◆ Goal ◆
Beginning with the first line, set down every line through the one containing "const insulinHigh = [10, -3.5, -8.5, -13];", exactly as it appears, but not the pictures.

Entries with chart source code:
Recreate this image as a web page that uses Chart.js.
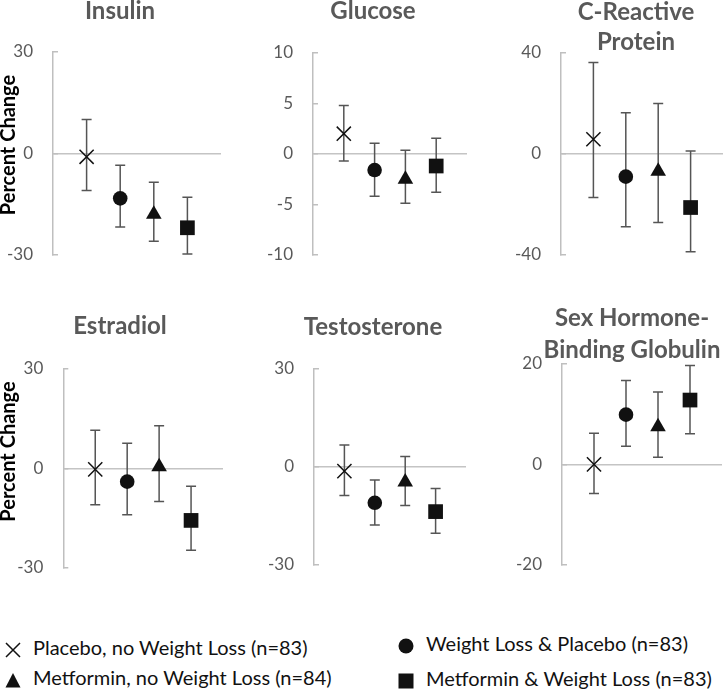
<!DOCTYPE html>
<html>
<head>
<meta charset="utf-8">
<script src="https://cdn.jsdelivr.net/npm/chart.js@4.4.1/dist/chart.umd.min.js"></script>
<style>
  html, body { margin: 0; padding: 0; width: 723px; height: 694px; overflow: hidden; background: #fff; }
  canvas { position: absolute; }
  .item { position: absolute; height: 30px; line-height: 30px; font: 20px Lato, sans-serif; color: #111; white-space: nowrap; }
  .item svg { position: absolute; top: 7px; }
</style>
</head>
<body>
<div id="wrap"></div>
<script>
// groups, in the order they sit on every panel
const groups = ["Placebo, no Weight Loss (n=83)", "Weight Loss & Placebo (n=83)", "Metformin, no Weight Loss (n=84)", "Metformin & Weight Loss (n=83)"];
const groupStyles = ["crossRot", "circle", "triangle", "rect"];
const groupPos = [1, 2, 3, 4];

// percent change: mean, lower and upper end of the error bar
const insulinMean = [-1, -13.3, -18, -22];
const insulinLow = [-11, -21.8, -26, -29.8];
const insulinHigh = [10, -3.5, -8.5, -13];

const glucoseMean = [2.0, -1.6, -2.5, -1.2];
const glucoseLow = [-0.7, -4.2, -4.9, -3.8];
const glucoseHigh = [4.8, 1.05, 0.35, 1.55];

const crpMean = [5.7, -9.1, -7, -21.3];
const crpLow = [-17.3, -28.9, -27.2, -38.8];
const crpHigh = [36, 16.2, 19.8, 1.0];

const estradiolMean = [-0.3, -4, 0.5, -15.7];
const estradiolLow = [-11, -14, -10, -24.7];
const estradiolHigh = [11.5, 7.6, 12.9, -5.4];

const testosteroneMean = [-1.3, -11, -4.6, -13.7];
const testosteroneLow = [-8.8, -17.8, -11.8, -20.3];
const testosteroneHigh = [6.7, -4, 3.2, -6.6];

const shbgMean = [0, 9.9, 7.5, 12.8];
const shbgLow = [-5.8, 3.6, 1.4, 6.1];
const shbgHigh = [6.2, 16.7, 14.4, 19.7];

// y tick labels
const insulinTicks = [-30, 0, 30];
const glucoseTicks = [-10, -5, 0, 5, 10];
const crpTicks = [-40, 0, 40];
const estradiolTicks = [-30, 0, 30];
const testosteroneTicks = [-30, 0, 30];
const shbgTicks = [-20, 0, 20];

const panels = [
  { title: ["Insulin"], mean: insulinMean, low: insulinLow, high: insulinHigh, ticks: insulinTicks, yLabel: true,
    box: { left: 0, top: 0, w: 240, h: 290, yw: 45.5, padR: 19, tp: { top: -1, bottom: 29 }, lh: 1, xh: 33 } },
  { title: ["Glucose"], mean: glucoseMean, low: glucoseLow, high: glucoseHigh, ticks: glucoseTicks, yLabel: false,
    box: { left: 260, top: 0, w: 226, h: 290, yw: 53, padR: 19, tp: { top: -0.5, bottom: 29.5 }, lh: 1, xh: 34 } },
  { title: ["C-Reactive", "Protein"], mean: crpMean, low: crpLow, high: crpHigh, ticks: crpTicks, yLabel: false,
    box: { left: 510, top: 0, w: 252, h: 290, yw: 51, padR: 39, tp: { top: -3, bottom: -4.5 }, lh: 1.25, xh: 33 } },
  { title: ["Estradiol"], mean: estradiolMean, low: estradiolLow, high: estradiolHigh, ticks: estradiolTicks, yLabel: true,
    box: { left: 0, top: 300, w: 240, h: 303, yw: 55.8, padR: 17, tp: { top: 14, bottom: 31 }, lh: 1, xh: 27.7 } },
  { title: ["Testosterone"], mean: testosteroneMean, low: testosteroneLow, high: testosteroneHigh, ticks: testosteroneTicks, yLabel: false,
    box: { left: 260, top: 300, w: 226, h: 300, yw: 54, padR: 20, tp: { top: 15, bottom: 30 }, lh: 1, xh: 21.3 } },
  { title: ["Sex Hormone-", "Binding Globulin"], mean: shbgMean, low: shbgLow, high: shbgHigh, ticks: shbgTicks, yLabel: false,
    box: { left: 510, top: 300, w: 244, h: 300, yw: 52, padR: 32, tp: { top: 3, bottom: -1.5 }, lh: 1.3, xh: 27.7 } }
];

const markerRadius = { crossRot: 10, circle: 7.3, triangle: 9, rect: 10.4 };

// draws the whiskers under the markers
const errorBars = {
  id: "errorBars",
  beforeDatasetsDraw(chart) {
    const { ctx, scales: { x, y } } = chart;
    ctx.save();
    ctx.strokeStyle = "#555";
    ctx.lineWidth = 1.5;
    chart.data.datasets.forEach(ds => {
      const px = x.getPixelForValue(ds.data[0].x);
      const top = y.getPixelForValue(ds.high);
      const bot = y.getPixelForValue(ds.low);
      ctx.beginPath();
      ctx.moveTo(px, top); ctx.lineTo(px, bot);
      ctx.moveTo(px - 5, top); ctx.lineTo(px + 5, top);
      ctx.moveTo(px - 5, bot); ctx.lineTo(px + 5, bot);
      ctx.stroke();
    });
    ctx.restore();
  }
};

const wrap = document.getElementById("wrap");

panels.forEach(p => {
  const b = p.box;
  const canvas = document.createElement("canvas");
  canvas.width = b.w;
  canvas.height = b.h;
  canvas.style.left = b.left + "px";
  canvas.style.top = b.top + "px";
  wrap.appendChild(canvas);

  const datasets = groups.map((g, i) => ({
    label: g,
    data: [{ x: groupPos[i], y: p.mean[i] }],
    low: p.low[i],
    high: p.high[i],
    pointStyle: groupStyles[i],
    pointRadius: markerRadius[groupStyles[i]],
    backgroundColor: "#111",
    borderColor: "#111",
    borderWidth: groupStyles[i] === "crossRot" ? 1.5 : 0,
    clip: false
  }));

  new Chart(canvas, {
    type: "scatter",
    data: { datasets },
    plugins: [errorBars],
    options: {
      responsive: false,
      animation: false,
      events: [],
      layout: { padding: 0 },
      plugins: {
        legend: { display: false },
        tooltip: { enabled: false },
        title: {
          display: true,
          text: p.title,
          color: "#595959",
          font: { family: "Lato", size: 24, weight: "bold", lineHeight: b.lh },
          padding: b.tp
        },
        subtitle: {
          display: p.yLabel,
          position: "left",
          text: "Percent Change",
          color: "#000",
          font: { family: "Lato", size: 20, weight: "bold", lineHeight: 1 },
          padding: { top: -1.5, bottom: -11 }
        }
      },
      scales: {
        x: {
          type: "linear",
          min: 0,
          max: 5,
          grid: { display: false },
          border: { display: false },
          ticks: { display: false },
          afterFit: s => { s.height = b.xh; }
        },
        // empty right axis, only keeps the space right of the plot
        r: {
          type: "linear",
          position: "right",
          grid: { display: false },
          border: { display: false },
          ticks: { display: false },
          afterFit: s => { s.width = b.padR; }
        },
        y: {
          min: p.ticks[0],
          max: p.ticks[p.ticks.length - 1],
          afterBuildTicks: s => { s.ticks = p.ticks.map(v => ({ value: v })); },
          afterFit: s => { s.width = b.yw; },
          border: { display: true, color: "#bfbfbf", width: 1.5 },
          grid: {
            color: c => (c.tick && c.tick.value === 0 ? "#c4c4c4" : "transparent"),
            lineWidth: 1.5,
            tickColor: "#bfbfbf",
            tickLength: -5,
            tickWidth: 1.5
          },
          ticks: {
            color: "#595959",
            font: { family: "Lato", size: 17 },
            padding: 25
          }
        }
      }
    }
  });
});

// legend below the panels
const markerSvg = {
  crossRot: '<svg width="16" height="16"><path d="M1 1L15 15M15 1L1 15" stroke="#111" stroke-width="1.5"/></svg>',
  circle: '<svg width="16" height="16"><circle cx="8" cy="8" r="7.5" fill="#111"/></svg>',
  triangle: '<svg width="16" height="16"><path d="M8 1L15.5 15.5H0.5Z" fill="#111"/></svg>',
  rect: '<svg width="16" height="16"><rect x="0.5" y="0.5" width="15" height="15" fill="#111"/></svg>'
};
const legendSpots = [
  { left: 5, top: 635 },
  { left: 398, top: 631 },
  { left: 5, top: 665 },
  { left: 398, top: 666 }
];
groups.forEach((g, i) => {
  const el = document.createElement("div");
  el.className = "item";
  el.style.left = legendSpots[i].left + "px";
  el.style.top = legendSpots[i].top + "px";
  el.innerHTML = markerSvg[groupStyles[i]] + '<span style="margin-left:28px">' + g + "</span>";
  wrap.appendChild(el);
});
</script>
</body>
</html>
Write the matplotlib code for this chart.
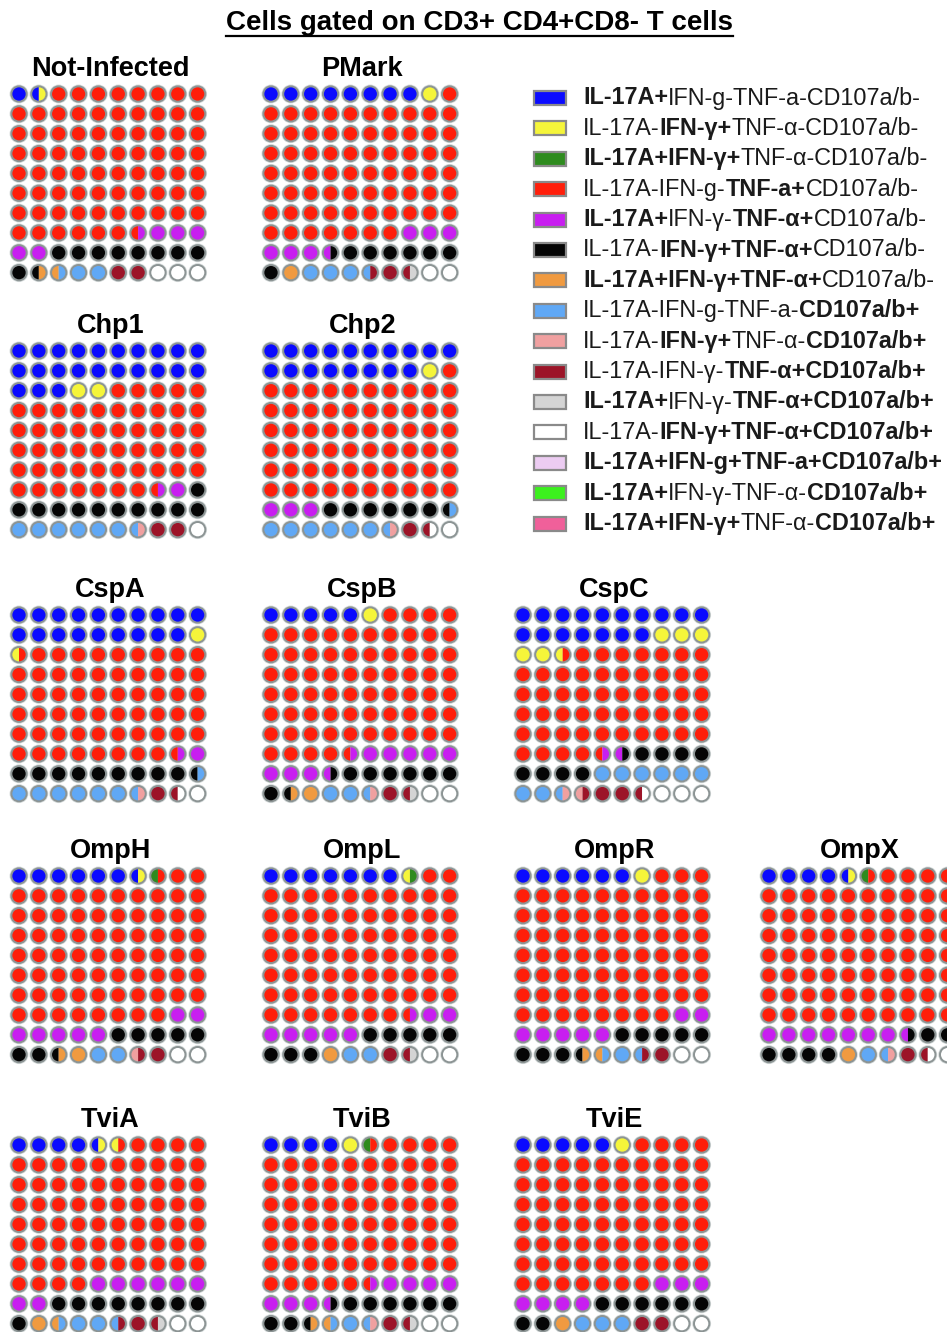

◆ Output below ◆
Recreate this image as a web page that uses Chart.js.
<!DOCTYPE html>
<html>
<head>
<meta charset="utf-8">
<script src="https://cdn.jsdelivr.net/npm/chart.js@4.4.1/dist/chart.umd.min.js"></script>
<style>
  html, body { margin: 0; padding: 0; width: 723px; height: 694px; overflow: hidden; background: #fff; }
  canvas { position: absolute; }
  .item { position: absolute; height: 30px; line-height: 30px; font: 20px Lato, sans-serif; color: #111; white-space: nowrap; }
  .item svg { position: absolute; top: 7px; }
</style>
</head>
<body>
<div id="wrap"></div>
<script>
// groups, in the order they sit on every panel
const groups = ["Placebo, no Weight Loss (n=83)", "Weight Loss & Placebo (n=83)", "Metformin, no Weight Loss (n=84)", "Metformin & Weight Loss (n=83)"];
const groupStyles = ["crossRot", "circle", "triangle", "rect"];
const groupPos = [1, 2, 3, 4];

// percent change: mean, lower and upper end of the error bar
const insulinMean = [-1, -13.3, -18, -22];
const insulinLow = [-11, -21.8, -26, -29.8];
const insulinHigh = [10, -3.5, -8.5, -13];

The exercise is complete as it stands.